Task:
Skip every image and restate the data word for word.

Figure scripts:
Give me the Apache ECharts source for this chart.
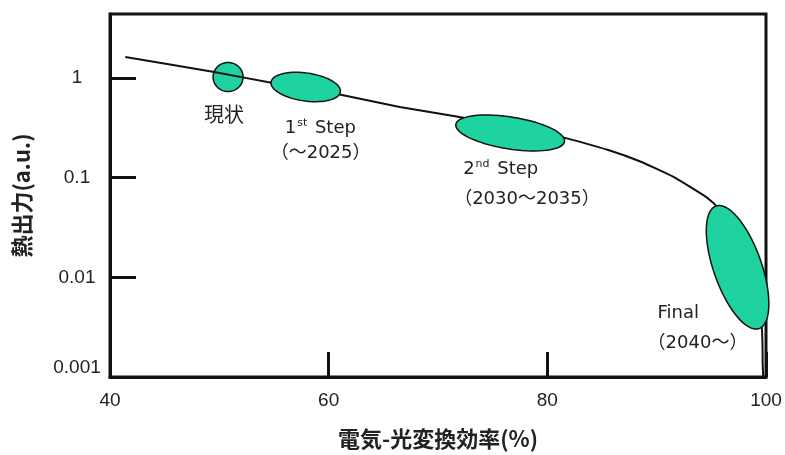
<!DOCTYPE html>
<html>
<head>
<meta charset="utf-8">
<script src="https://cdn.jsdelivr.net/npm/echarts@6/dist/echarts.min.js"></script>
<style>
  html, body { margin: 0; padding: 0; background: #fff; }
  #chart { width: 785px; height: 455px; }
</style>
</head>
<body>
<div id="chart"></div>
<script>
// curve: efficiency (%) vs heat output (a.u.)
var curveEff  = [41.4, 49.4, 54.4, 61.0, 66.5, 71.7, 81.6, 85.5, 88.5, 91.5, 94.6, 95.5, 99.6, 99.7, 99.75];
var curveHeat = [1.62, 1.15, 0.91, 0.68, 0.51, 0.41, 0.25, 0.19, 0.145, 0.102, 0.063, 0.051, 0.0032, 0.0013, 0.001];

// stages (ellipses on the curve)
var stageNames  = ['現状', '1{sup|st} Step', '2{sup|nd} Step', 'Final'];
var stagePeriod = ['', '（～2025）', '（2030～2035）', '（2040～）'];
var stageEff    = [50.8, 57.9, 76.6, 97.4];
var stageHeat   = [1.02, 0.81, 0.28, 0.0126];

var yTickLabels = [0.001, 0.01, 0.1, 1];

// ellipse shapes (pixels): semi axes, rotation in degrees, label offsets
var stageStyle = [
  {rx: 15, ry: 14.5, rot: 0,    name: [-4, 37],  period: null},
  {rx: 35, ry: 14,   rot: 8,    name: [-21, 41], period: [-35, 66]},
  {rx: 55, ry: 16,   rot: 9,    name: [-47, 36], period: [-56, 66]},
  {rx: 65, ry: 24,   rot: 70.6, name: [-80, 46], period: [-90, 76]}
];

var green = '#1fd3a1';
var numFont = '"Liberation Sans", Arial, sans-serif';
var jpFont = '"Noto Sans CJK JP", sans-serif';
var labelFont = '"DejaVu Sans", "Noto Sans CJK JP", sans-serif';

var curveData = curveEff.map(function (e, i) { return [e, curveHeat[i]]; });
var stageData = stageEff.map(function (e, i) { return [e, stageHeat[i]]; });

function ellipsePoints(cx, cy, s) {
  var pts = [];
  var a = s.rot * Math.PI / 180;
  for (var k = 0; k < 72; k++) {
    var t = k / 72 * Math.PI * 2;
    var x = s.rx * Math.cos(t), y = s.ry * Math.sin(t);
    pts.push([cx + x * Math.cos(a) - y * Math.sin(a), cy + x * Math.sin(a) + y * Math.cos(a)]);
  }
  return pts;
}

function renderStage(params, api) {
  var i = params.dataIndex;
  var c = api.coord([api.value(0), api.value(1)]);
  var s = stageStyle[i];
  var children = [{
    type: 'polygon',
    shape: {points: ellipsePoints(c[0], c[1], s)},
    style: {fill: green, stroke: '#111', lineWidth: 1.5}
  }];
  if (!s.period) {
    children.push({
      type: 'text',
      style: {text: stageNames[i], x: c[0] + s.name[0], y: c[1] + s.name[1], fill: '#222',
        fontSize: 20, fontFamily: jpFont, align: 'center', verticalAlign: 'middle'}
    });
  } else {
    children.push({
      type: 'text',
      style: {
        text: stageNames[i], x: c[0] + s.name[0], y: c[1] + s.name[1], fill: '#222',
        fontSize: 18, fontFamily: labelFont, verticalAlign: 'middle',
        rich: {sup: {fontSize: 11, fontFamily: labelFont, verticalAlign: 'top', padding: [0, 2, 9, 1], fill: '#222'}}
      }
    });
    children.push({
      type: 'text',
      style: {text: stagePeriod[i], x: c[0] + s.period[0], y: c[1] + s.period[1], fill: '#222',
        fontSize: 18, fontFamily: labelFont, verticalAlign: 'middle'}
    });
  }
  return {type: 'group', children: children};
}

var myChart = echarts.init(document.getElementById('chart'));

var option = {
  animation: false,
  grid: {
    left: 110, right: 19, top: 14, bottom: 78,
    containLabel: false,
    outerBoundsMode: 'none',
    show: true, borderColor: '#111', borderWidth: 3, backgroundColor: 'transparent'
  },
  xAxis: {
    type: 'value',
    min: 40, max: 100, interval: 20,
    name: '電気-光変換効率(%)',
    nameLocation: 'middle',
    nameGap: 51,
    nameTextStyle: {fontFamily: jpFont, fontSize: 22, fontWeight: 'bold', color: '#222'},
    axisLine: {lineStyle: {color: '#111', width: 3}},
    axisTick: {inside: true, length: 25, lineStyle: {color: '#111', width: 3}},
    axisLabel: {margin: 14, fontFamily: numFont, fontSize: 19, color: '#222'},
    splitLine: {show: false}
  },
  yAxis: {
    type: 'log',
    logBase: 10,
    min: 0.001, max: 4.37,
    name: '熱出力(a.u.)',
    nameLocation: 'middle',
    nameGap: 77,
    nameTextStyle: {fontFamily: jpFont, fontSize: 22, fontWeight: 'bold', color: '#222'},
    axisLine: {lineStyle: {color: '#111', width: 3}},
    axisTick: {inside: true, length: 26, lineStyle: {color: '#111', width: 3}},
    minorTick: {show: false},
    axisLabel: {
      margin: 33, align: 'center', fontFamily: numFont, fontSize: 19, color: '#222',
      showMaxLabel: false,
      verticalAlignMinLabel: 'bottom',
      formatter: function (v) {
        for (var i = 0; i < yTickLabels.length; i++) {
          if (Math.abs(v / yTickLabels[i] - 1) < 0.01) return String(yTickLabels[i]);
        }
        return '';
      }
    },
    splitLine: {show: false}
  },
  series: [
    {
      type: 'custom',
      name: 'current',
      z: 1,
      clip: false,
      renderItem: renderStage,
      data: stageData.slice(0, 1)
    },
    {
      type: 'line',
      name: 'curve',
      z: 2,
      data: curveData,
      smooth: 0.15,
      symbol: 'none',
      clip: true,
      lineStyle: {color: '#111', width: 2}
    },
    {
      type: 'custom',
      name: 'steps',
      z: 3,
      clip: false,
      renderItem: function (params, api) {
        return renderStage({dataIndex: params.dataIndex + 1}, api);
      },
      data: stageData.slice(1)
    }
  ]
};

myChart.setOption(option);
</script>
</body>
</html>
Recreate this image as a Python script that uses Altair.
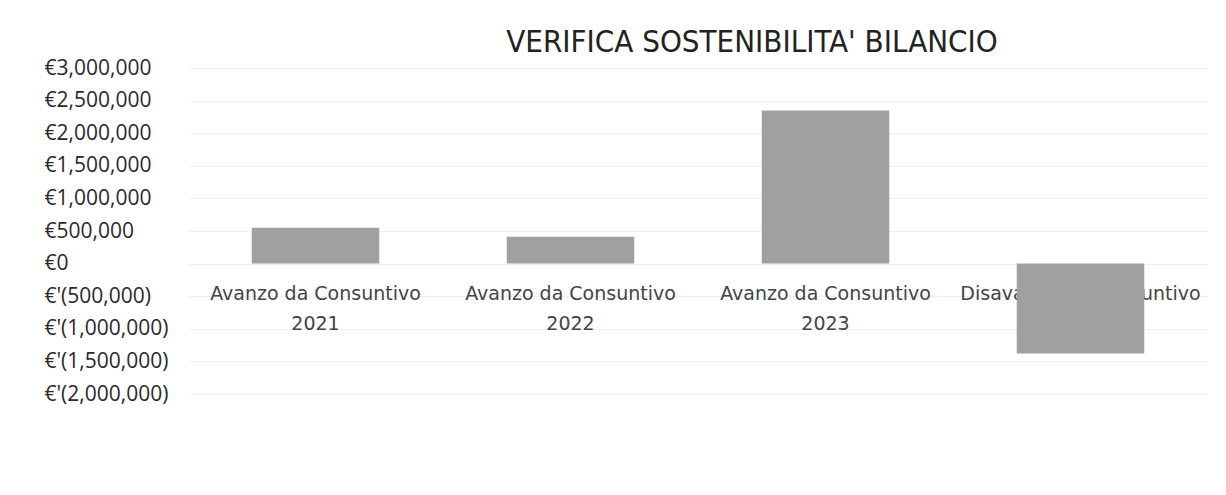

The answer:
Give me the Apache ECharts source for this chart.
<!DOCTYPE html>
<html>
<head>
<meta charset="utf-8">
<script src="https://cdn.jsdelivr.net/npm/echarts@6/dist/echarts.min.js"></script>
<style>
  html, body { margin: 0; padding: 0; background: #fff; }
  #chart { width: 785px; height: 455px; }
</style>
</head>
<body>
<div id="chart"></div>
<script>
// curve: efficiency (%) vs heat output (a.u.)
var curveEff  = [41.4, 49.4, 54.4, 61.0, 66.5, 71.7, 81.6, 85.5, 88.5, 91.5, 94.6, 95.5, 99.6, 99.7, 99.75];
var curveHeat = [1.62, 1.15, 0.91, 0.68, 0.51, 0.41, 0.25, 0.19, 0.145, 0.102, 0.063, 0.051, 0.0032, 0.0013, 0.001];

// stages (ellipses on the curve)
var stageNames  = ['現状', '1{sup|st} Step', '2{sup|nd} Step', 'Final'];
var stagePeriod = ['', '（～2025）', '（2030～2035）', '（2040～）'];
var stageEff    = [50.8, 57.9, 76.6, 97.4];
var stageHeat   = [1.02, 0.81, 0.28, 0.0126];

var yTickLabels = [0.001, 0.01, 0.1, 1];

// ellipse shapes (pixels): semi axes, rotation in degrees, label offsets
var stageStyle = [
  {rx: 15, ry: 14.5, rot: 0,    name: [-4, 37],  period: null},
  {rx: 35, ry: 14,   rot: 8,    name: [-21, 41], period: [-35, 66]},
  {rx: 55, ry: 16,   rot: 9,    name: [-47, 36], period: [-56, 66]},
  {rx: 65, ry: 24,   rot: 70.6, name: [-80, 46], period: [-90, 76]}
];

var green = '#1fd3a1';
var numFont = '"Liberation Sans", Arial, sans-serif';
var jpFont = '"Noto Sans CJK JP", sans-serif';
var labelFont = '"DejaVu Sans", "Noto Sans CJK JP", sans-serif';

var curveData = curveEff.map(function (e, i) { return [e, curveHeat[i]]; });
var stageData = stageEff.map(function (e, i) { return [e, stageHeat[i]]; });

function ellipsePoints(cx, cy, s) {
  var pts = [];
  var a = s.rot * Math.PI / 180;
  for (var k = 0; k < 72; k++) {
    var t = k / 72 * Math.PI * 2;
    var x = s.rx * Math.cos(t), y = s.ry * Math.sin(t);
    pts.push([cx + x * Math.cos(a) - y * Math.sin(a), cy + x * Math.sin(a) + y * Math.cos(a)]);
  }
  return pts;
}

function renderStage(params, api) {
  var i = params.dataIndex;
  var c = api.coord([api.value(0), api.value(1)]);
  var s = stageStyle[i];
  var children = [{
    type: 'polygon',
    shape: {points: ellipsePoints(c[0], c[1], s)},
    style: {fill: green, stroke: '#111', lineWidth: 1.5}
  }];
  if (!s.period) {
    children.push({
      type: 'text',
      style: {text: stageNames[i], x: c[0] + s.name[0], y: c[1] + s.name[1], fill: '#222',
        fontSize: 20, fontFamily: jpFont, align: 'center', verticalAlign: 'middle'}
    });
  } else {
    children.push({
      type: 'text',
      style: {
        text: stageNames[i], x: c[0] + s.name[0], y: c[1] + s.name[1], fill: '#222',
        fontSize: 18, fontFamily: labelFont, verticalAlign: 'middle',
        rich: {sup: {fontSize: 11, fontFamily: labelFont, verticalAlign: 'top', padding: [0, 2, 9, 1], fill: '#222'}}
      }
    });
    children.push({
      type: 'text',
      style: {text: stagePeriod[i], x: c[0] + s.period[0], y: c[1] + s.period[1], fill: '#222',
        fontSize: 18, fontFamily: labelFont, verticalAlign: 'middle'}
    });
  }
  return {type: 'group', children: children};
}

var myChart = echarts.init(document.getElementById('chart'));

var option = {
  animation: false,
  grid: {
    left: 110, right: 19, top: 14, bottom: 78,
    containLabel: false,
    outerBoundsMode: 'none',
    show: true, borderColor: '#111', borderWidth: 3, backgroundColor: 'transparent'
  },
  xAxis: {
    type: 'value',
    min: 40, max: 100, interval: 20,
    name: '電気-光変換効率(%)',
    nameLocation: 'middle',
    nameGap: 51,
    nameTextStyle: {fontFamily: jpFont, fontSize: 22, fontWeight: 'bold', color: '#222'},
    axisLine: {lineStyle: {color: '#111', width: 3}},
    axisTick: {inside: true, length: 25, lineStyle: {color: '#111', width: 3}},
    axisLabel: {margin: 14, fontFamily: numFont, fontSize: 19, color: '#222'},
    splitLine: {show: false}
  },
  yAxis: {
    type: 'log',
    logBase: 10,
    min: 0.001, max: 4.37,
    name: '熱出力(a.u.)',
    nameLocation: 'middle',
    nameGap: 77,
    nameTextStyle: {fontFamily: jpFont, fontSize: 22, fontWeight: 'bold', color: '#222'},
    axisLine: {lineStyle: {color: '#111', width: 3}},
    axisTick: {inside: true, length: 26, lineStyle: {color: '#111', width: 3}},
    minorTick: {show: false},
    axisLabel: {
      margin: 33, align: 'center', fontFamily: numFont, fontSize: 19, color: '#222',
      showMaxLabel: false,
      verticalAlignMinLabel: 'bottom',
      formatter: function (v) {
        for (var i = 0; i < yTickLabels.length; i++) {
          if (Math.abs(v / yTickLabels[i] - 1) < 0.01) return String(yTickLabels[i]);
        }
        return '';
      }
    },
    splitLine: {show: false}
  },
  series: [
    {
      type: 'custom',
      name: 'current',
      z: 1,
      clip: false,
      renderItem: renderStage,
      data: stageData.slice(0, 1)
    },
    {
      type: 'line',
      name: 'curve',
      z: 2,
      data: curveData,
      smooth: 0.15,
      symbol: 'none',
      clip: true,
      lineStyle: {color: '#111', width: 2}
    },
    {
      type: 'custom',
      name: 'steps',
      z: 3,
      clip: false,
      renderItem: function (params, api) {
        return renderStage({dataIndex: params.dataIndex + 1}, api);
      },
      data: stageData.slice(1)
    }
  ]
};

myChart.setOption(option);
</script>
</body>
</html>
Recreate this image as a Python script that uses Altair.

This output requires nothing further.